Surviving Teenagers Or Why Do Mine Sleep So Much?

Surviving Teenagers Or Why Do Mine Sleep So Much?

The first of a new weekly column...

At weekends, my teenagers sleep through breakfast. They sleep through lunch, too. They would probably sleep through tea too and become completely nocturnal, like glow worms, if hunger didn't wake them.

I fling back the curtains. I clatter about with the hoover. I poke the cat - curled up on my 17-year-old's duvet - so that he sinks his teeth into the nearest ankle. But they sleep on regardless, as if the daylight hours were meant for dreaming.

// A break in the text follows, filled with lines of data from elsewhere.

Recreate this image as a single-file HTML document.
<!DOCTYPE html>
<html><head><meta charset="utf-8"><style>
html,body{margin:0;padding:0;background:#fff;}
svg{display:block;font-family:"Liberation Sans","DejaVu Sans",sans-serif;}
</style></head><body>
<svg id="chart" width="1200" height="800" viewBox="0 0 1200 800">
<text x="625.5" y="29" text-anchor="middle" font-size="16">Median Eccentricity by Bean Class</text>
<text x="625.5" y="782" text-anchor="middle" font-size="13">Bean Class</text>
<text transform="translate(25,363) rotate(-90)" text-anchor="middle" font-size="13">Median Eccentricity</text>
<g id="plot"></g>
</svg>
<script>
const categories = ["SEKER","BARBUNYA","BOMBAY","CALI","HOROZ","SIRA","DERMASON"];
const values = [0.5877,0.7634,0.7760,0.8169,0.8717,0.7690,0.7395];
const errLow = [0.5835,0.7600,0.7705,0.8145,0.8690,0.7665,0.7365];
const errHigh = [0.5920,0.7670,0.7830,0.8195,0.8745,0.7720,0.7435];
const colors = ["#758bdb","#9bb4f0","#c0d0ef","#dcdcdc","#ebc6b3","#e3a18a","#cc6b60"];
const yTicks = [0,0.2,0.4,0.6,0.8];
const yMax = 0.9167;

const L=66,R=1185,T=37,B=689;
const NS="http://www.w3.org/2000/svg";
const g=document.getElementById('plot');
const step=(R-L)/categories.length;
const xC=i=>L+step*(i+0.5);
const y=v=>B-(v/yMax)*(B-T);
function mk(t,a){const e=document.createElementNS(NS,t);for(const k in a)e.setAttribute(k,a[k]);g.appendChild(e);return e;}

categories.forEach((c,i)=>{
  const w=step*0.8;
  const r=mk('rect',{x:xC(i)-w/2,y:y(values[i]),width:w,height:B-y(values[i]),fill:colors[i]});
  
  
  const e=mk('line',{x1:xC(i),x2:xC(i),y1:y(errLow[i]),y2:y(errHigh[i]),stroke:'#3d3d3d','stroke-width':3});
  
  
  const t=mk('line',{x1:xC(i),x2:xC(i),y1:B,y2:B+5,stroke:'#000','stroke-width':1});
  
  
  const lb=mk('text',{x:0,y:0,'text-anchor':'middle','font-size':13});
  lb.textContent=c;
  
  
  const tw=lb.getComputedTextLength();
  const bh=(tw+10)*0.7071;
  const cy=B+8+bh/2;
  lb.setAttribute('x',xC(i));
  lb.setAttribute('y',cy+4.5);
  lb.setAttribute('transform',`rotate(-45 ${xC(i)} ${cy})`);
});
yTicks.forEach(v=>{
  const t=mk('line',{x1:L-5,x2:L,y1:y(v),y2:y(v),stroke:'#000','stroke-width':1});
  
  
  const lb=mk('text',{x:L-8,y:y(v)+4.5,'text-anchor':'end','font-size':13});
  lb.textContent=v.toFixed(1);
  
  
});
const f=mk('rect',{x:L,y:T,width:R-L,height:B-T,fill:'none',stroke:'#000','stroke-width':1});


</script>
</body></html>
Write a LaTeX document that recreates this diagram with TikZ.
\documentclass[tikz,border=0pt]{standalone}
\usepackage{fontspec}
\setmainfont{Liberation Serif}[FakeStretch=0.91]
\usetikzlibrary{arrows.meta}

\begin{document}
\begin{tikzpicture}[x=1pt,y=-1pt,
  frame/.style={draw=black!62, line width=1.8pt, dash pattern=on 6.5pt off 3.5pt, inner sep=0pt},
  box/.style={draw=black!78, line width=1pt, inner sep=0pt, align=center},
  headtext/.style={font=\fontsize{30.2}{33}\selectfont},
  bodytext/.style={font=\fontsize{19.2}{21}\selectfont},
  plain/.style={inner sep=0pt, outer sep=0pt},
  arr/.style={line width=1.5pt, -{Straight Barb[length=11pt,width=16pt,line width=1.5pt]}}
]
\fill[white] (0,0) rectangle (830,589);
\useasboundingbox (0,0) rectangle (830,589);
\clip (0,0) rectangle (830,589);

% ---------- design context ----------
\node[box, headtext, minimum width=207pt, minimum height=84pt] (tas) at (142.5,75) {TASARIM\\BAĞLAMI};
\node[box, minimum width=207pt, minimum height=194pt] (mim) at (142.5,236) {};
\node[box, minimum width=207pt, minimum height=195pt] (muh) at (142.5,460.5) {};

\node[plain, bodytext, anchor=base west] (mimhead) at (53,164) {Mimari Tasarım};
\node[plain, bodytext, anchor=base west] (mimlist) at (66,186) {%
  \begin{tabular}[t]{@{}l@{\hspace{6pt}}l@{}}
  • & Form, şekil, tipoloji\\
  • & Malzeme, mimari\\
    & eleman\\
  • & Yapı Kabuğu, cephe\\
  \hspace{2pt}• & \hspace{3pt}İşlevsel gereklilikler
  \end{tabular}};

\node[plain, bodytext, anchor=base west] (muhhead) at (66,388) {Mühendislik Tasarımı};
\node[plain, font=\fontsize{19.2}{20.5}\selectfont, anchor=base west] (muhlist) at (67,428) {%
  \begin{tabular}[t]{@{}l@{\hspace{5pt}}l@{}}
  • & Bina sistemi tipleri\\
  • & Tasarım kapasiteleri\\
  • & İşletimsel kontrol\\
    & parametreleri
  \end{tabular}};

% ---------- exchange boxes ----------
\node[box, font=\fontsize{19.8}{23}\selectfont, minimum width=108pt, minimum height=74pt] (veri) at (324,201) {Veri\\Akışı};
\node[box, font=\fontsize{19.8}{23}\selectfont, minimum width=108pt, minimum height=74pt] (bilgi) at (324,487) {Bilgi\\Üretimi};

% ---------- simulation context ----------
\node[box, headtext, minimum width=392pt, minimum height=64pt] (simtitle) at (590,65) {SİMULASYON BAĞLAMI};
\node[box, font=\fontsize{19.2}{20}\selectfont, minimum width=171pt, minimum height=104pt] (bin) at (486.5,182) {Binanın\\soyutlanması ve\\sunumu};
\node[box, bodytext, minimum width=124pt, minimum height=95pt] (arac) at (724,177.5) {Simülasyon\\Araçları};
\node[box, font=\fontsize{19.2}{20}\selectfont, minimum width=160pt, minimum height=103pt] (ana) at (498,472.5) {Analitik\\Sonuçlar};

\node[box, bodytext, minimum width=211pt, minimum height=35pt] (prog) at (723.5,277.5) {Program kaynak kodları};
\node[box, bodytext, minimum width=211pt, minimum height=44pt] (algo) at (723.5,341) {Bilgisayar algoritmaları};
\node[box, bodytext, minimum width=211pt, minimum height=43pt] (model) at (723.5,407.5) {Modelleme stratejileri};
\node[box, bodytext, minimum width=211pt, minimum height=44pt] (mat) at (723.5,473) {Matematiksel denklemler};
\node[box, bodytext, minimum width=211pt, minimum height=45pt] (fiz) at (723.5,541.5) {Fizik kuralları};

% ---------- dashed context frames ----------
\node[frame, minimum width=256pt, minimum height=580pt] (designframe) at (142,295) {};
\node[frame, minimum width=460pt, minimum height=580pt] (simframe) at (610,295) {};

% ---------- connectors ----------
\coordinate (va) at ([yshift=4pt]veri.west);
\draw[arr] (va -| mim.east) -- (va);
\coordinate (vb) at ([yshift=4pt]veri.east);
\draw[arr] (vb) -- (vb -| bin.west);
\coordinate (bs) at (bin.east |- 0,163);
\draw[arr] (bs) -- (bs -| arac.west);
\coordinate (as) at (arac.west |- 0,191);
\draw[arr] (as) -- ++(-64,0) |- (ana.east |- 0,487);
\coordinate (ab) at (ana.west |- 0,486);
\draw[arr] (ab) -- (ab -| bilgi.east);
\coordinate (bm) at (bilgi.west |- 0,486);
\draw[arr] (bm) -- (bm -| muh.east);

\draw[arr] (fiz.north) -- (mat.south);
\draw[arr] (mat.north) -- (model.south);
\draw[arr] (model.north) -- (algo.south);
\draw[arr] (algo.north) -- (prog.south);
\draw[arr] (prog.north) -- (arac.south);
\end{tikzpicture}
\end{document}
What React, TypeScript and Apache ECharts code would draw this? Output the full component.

The simplest option, of course, would be to leave them alone. But I can't. I pretend it's for their own good. They shouldn't be lying there, I think crossly, sleeping their lives away. They should be outside in the fresh air, taking in huge lungfuls of London pollution. Or wide awake, revising Maths.

After all, I've been up since six. I've mown the lawn, been to Sainsbury's and put out the washing. I would have done all this whether or not there were teenagers lying like logs in the upstairs bedrooms, but their complete stillness - like stone effigies in a cathedral - makes my frantic activity even more heroic.

I'm working my fingers to the bone, I think, as I squirt Limelite round the taps. I don't care what scientists say about teenage body clocks (wide awake to watch horror films at 1am, but strangely morose over Shreddies at 7am). I just don't want to be the only one in the house rushing around like a trapped bluebottle.

We went to see old friends at the weekend who have a nine-year-old son. (We left the teenagers sleeping.) 'It must be great for you these days,' said Roger wistfully. 'You can have a lie-in whenever you want.'

That's when I realised why the blissful dreams of teenagers make me so mad. I'm jealous. I can't sleep late any more. They spent years training me to respond to terrifying emergencies - nightmares, lost teddies, projectile vomiting. So now the tiniest disturbance - the milkman, a crow, sunlight - has me sitting bolt upright, heart pounding.

And if I can't enjoy a lie-in, I don't see why anyone else should.